● Brief: Records follow. Pull out every line that contains "React".

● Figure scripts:

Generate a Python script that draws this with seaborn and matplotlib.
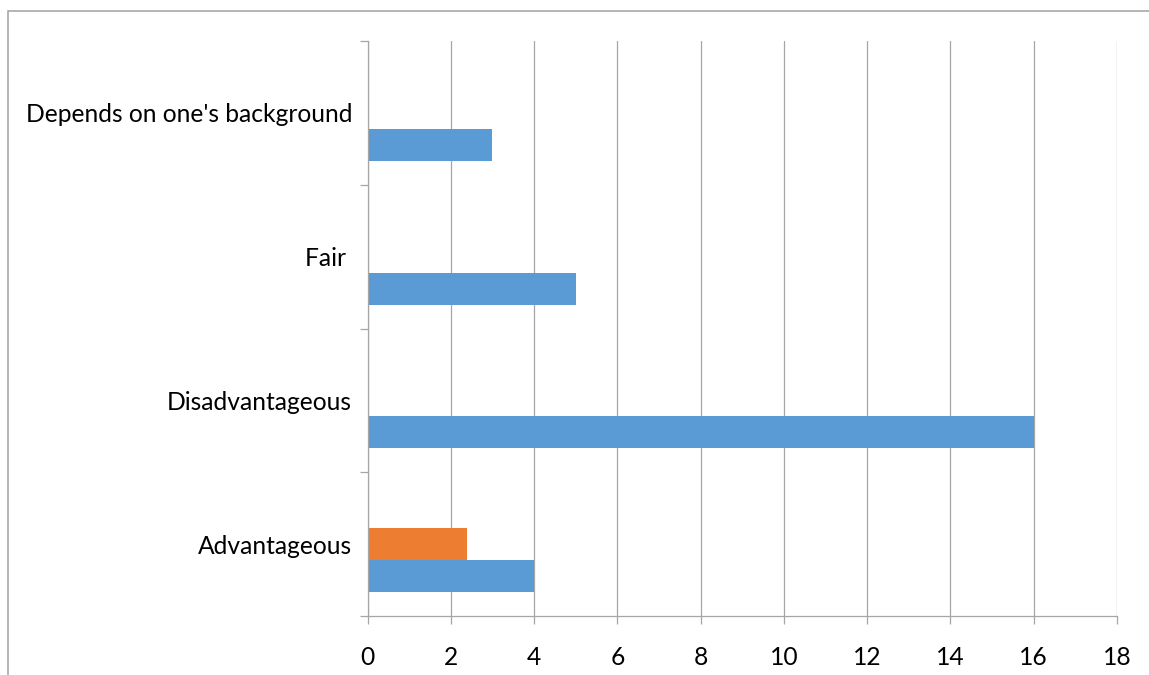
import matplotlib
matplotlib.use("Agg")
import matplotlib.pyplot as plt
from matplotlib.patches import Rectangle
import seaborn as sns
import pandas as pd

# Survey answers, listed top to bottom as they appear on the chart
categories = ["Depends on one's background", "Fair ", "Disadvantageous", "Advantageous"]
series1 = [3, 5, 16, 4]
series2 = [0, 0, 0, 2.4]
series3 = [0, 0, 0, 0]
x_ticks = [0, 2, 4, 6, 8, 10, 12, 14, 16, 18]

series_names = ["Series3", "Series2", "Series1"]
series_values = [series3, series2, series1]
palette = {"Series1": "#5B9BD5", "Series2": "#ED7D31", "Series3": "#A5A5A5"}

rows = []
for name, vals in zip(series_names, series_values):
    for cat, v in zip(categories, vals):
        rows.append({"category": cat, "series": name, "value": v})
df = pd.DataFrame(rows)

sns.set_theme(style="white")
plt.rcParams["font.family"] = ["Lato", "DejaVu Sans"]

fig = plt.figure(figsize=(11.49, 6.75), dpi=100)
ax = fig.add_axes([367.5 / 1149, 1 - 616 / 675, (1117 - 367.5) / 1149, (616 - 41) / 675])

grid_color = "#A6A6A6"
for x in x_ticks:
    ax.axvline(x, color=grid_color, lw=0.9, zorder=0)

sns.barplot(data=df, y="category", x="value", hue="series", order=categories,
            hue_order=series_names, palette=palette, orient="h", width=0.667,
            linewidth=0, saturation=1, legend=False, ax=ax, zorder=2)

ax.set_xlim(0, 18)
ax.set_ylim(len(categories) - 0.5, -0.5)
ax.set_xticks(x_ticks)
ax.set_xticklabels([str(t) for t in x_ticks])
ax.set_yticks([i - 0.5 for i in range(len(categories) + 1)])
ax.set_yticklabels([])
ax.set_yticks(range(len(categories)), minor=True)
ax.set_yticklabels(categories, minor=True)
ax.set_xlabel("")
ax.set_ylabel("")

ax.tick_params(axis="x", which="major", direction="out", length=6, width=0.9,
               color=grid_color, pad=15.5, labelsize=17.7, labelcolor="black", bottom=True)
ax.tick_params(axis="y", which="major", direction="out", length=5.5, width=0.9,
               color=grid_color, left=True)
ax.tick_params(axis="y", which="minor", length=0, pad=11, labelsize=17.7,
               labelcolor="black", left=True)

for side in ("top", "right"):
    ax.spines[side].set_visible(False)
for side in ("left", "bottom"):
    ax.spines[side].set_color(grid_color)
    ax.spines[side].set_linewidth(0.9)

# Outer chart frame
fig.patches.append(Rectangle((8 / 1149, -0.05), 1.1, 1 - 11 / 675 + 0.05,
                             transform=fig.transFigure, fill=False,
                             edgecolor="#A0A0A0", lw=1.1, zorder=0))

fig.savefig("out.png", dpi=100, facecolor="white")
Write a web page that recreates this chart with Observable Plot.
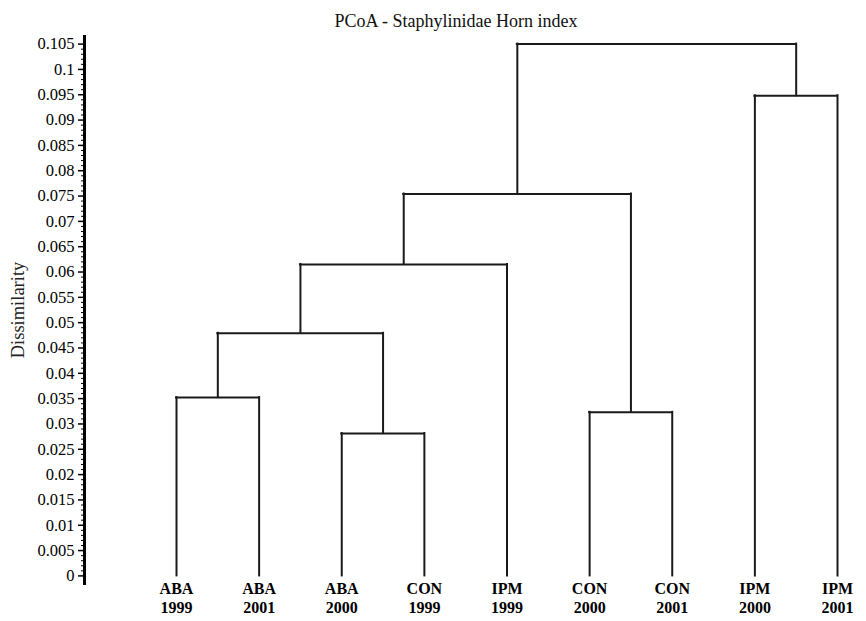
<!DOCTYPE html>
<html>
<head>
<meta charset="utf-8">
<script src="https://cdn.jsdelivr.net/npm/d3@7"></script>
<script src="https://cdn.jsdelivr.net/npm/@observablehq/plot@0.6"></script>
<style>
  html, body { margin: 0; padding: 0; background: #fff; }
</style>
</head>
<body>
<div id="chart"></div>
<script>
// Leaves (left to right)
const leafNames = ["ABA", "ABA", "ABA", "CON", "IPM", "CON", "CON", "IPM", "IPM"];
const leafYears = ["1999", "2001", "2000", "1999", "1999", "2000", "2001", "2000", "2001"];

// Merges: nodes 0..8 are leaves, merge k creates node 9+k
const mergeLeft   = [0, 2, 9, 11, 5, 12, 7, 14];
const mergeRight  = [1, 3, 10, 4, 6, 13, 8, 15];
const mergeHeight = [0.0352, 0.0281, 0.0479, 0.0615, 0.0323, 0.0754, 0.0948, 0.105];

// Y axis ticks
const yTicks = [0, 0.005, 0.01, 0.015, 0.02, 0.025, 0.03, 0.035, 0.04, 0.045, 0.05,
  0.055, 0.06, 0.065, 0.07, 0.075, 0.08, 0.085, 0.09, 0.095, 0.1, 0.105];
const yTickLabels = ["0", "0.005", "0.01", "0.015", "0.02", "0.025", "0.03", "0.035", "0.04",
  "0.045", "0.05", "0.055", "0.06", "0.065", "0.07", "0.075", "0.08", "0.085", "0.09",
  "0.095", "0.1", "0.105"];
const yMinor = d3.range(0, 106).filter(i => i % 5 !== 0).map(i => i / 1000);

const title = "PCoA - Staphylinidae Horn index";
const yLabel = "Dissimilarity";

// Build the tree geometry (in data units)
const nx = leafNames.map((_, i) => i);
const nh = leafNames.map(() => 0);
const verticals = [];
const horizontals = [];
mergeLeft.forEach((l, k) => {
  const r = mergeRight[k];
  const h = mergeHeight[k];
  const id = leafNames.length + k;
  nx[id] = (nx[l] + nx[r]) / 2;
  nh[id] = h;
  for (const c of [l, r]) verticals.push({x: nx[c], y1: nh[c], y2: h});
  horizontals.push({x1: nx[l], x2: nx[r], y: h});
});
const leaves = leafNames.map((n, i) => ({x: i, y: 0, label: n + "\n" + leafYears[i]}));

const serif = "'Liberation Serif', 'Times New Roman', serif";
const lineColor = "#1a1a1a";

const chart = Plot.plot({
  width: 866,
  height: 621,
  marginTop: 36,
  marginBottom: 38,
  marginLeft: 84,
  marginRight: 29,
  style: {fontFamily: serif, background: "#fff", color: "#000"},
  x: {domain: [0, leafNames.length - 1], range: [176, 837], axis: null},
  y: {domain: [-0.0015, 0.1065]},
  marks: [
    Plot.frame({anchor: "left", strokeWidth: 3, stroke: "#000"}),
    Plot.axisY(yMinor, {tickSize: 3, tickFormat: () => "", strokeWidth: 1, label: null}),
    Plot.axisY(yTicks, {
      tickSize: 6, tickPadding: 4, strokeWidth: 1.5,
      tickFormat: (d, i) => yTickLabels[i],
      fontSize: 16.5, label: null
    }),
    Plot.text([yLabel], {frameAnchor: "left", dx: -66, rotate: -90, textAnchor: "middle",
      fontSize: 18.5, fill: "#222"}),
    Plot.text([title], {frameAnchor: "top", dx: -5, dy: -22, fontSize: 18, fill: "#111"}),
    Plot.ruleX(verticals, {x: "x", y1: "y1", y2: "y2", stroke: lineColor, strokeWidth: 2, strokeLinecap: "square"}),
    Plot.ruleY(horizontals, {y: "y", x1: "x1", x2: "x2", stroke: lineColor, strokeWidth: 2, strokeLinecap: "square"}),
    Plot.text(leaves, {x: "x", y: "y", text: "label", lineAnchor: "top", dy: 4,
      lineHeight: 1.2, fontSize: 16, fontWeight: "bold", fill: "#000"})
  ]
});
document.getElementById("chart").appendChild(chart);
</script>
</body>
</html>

--

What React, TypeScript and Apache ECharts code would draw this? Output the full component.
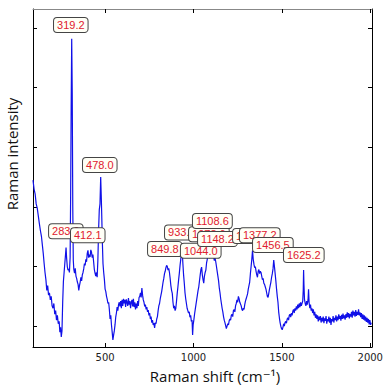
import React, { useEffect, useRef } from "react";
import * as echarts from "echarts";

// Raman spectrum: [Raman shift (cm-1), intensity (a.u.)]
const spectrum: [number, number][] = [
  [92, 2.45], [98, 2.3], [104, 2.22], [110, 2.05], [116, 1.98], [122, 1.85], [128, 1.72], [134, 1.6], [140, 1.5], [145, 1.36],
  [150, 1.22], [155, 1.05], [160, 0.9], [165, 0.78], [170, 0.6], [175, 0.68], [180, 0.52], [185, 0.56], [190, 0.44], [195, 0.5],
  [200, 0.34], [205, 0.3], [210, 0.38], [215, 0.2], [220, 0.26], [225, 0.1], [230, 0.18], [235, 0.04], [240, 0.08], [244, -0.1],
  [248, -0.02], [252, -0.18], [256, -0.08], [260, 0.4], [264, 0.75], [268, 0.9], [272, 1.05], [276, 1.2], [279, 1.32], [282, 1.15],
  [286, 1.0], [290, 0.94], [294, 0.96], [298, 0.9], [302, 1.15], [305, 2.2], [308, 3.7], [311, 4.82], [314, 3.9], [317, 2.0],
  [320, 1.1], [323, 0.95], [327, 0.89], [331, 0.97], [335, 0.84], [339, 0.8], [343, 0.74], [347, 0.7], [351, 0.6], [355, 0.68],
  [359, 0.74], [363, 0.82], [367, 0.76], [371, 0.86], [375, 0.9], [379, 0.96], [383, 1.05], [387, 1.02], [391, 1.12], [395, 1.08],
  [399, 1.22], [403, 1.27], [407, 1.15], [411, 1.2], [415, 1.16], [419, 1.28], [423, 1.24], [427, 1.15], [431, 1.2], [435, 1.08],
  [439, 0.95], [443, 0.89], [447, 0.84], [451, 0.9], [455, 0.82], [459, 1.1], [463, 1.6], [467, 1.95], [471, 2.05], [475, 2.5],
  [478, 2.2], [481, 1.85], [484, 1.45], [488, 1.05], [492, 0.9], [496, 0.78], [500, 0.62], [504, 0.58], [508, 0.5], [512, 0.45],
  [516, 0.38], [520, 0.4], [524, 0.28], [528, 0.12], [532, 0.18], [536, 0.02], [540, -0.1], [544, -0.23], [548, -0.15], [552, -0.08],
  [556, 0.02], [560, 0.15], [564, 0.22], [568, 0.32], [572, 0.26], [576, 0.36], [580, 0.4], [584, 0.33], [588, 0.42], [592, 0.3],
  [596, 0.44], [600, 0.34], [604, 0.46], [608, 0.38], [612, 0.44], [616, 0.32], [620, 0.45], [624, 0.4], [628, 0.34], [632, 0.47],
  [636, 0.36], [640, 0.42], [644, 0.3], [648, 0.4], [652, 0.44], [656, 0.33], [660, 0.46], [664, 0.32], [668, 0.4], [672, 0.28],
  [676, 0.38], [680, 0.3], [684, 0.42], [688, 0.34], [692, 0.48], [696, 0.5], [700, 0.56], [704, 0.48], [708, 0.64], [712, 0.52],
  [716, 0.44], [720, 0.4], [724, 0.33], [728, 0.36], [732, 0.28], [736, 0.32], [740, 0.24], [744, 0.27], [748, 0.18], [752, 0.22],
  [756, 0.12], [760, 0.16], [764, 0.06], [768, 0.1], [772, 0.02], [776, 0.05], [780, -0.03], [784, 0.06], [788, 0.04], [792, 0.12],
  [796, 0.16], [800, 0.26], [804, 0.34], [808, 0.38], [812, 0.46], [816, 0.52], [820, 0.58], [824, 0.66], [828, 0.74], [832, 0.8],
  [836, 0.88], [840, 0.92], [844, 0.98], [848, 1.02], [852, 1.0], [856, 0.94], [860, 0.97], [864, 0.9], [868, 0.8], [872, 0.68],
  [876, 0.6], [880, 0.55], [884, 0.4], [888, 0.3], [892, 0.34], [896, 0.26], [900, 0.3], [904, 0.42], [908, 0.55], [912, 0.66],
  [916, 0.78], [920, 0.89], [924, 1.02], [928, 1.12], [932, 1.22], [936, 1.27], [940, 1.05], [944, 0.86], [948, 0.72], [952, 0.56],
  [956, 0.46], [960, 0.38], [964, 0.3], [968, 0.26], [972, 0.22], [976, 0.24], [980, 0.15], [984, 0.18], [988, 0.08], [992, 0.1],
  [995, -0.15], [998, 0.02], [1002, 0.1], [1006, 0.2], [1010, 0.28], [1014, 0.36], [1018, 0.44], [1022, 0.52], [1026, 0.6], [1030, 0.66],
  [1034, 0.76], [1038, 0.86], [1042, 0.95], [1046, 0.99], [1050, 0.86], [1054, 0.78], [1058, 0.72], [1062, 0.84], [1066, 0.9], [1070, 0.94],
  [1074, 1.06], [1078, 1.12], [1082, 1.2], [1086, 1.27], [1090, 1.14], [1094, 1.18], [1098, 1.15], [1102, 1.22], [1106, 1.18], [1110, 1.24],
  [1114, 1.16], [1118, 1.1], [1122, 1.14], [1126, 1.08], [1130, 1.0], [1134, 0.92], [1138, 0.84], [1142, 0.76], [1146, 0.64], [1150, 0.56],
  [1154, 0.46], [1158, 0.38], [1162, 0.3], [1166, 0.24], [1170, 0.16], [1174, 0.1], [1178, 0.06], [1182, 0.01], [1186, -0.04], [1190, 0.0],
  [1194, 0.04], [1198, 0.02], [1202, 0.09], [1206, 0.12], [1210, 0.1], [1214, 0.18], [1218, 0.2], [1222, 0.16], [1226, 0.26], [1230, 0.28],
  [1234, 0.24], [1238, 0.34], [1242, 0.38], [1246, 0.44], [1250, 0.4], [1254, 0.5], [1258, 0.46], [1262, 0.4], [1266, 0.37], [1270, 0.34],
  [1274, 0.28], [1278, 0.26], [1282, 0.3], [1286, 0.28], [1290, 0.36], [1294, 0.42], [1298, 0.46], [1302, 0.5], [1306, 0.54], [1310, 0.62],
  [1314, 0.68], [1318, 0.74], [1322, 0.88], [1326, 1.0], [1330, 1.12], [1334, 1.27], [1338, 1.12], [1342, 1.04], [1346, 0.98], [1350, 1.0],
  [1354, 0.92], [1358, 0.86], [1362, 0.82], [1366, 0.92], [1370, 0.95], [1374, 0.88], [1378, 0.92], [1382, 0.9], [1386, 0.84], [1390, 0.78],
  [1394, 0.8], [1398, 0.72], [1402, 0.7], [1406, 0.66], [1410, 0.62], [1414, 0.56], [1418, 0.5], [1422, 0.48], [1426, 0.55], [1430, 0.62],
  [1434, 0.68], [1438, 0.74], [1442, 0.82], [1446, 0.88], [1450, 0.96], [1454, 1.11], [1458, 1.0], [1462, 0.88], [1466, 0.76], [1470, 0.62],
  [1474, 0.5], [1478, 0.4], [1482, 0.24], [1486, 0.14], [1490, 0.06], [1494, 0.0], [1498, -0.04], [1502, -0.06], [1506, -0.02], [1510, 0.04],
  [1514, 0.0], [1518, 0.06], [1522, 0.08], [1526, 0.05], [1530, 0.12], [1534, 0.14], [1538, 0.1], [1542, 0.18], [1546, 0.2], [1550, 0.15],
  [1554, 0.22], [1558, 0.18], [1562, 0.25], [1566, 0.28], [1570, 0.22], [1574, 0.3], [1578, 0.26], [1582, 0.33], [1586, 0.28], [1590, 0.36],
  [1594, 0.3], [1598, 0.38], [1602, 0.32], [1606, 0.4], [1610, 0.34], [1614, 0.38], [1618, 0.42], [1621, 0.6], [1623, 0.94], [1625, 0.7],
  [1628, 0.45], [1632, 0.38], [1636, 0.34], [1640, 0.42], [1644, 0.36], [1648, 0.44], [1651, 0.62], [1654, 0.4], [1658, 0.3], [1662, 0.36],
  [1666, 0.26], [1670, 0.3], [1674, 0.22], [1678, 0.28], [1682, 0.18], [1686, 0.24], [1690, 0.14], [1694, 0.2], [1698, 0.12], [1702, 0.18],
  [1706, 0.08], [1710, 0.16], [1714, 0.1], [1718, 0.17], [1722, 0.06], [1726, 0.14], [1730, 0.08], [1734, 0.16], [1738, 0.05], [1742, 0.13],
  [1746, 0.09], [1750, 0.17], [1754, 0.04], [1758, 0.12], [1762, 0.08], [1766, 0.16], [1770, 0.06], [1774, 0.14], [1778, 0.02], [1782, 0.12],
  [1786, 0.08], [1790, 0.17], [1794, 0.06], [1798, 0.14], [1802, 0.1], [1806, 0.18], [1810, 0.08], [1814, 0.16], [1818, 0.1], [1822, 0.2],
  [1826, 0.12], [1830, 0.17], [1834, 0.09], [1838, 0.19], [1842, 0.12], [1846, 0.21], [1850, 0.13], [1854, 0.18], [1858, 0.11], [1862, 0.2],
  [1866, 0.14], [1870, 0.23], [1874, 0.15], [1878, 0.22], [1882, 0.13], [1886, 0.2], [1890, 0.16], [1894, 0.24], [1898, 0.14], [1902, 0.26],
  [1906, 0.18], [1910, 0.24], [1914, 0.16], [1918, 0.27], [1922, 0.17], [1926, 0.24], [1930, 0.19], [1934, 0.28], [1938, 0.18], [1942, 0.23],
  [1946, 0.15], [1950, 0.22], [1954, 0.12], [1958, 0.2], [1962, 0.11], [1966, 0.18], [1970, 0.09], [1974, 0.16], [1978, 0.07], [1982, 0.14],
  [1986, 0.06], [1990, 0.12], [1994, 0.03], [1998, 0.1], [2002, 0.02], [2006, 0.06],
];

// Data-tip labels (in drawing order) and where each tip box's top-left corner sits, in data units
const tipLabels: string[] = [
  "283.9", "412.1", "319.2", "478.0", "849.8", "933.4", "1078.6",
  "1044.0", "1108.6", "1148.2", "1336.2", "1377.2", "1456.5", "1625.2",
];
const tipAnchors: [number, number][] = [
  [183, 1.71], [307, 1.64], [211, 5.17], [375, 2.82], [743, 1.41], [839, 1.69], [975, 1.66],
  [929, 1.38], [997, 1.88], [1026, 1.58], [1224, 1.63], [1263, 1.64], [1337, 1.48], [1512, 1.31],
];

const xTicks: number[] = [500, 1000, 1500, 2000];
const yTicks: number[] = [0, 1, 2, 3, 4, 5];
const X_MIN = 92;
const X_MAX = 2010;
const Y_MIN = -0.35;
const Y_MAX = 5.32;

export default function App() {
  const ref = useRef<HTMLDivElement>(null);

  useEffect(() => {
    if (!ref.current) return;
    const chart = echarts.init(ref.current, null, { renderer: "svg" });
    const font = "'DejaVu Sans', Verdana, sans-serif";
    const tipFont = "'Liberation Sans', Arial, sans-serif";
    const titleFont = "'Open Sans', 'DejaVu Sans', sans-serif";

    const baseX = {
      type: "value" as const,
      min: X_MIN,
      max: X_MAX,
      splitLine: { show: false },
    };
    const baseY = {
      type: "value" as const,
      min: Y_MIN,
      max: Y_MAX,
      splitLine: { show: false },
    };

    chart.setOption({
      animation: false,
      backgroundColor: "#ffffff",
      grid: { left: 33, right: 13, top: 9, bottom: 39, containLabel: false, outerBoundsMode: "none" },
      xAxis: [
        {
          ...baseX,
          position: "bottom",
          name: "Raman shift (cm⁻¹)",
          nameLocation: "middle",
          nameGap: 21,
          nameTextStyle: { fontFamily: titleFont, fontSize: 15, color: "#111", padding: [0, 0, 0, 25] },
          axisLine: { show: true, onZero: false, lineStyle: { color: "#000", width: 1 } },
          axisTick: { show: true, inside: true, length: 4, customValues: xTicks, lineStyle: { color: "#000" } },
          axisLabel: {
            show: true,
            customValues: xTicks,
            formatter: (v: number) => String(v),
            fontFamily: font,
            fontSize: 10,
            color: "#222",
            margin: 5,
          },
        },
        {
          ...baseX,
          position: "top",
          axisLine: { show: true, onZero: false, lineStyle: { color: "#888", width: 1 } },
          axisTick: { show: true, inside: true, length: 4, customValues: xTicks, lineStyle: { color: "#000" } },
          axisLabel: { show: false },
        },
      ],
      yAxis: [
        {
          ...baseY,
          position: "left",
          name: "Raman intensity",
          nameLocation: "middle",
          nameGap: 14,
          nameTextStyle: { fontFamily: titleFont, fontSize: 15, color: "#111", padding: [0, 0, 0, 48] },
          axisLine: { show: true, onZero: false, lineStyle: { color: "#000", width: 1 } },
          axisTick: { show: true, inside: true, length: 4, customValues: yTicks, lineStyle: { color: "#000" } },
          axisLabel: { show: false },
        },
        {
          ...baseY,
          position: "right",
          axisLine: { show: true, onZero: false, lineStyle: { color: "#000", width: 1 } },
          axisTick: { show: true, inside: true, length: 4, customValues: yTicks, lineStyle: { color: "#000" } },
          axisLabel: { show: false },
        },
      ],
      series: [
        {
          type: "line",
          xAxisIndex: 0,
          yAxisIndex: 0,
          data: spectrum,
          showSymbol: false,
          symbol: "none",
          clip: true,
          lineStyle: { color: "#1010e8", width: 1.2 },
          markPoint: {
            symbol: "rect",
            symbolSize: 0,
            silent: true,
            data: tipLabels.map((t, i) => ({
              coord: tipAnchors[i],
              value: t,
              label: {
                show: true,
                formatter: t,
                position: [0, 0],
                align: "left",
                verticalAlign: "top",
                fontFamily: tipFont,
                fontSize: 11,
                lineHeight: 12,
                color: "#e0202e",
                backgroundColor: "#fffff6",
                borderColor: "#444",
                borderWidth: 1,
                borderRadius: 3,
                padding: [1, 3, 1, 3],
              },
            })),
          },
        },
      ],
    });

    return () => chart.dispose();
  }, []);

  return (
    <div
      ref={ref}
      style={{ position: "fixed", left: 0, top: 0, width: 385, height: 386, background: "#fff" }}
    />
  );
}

● Problem solution:
What React, TypeScript and Apache ECharts code would draw this? Output the full component.
import React, { useEffect, useRef } from "react";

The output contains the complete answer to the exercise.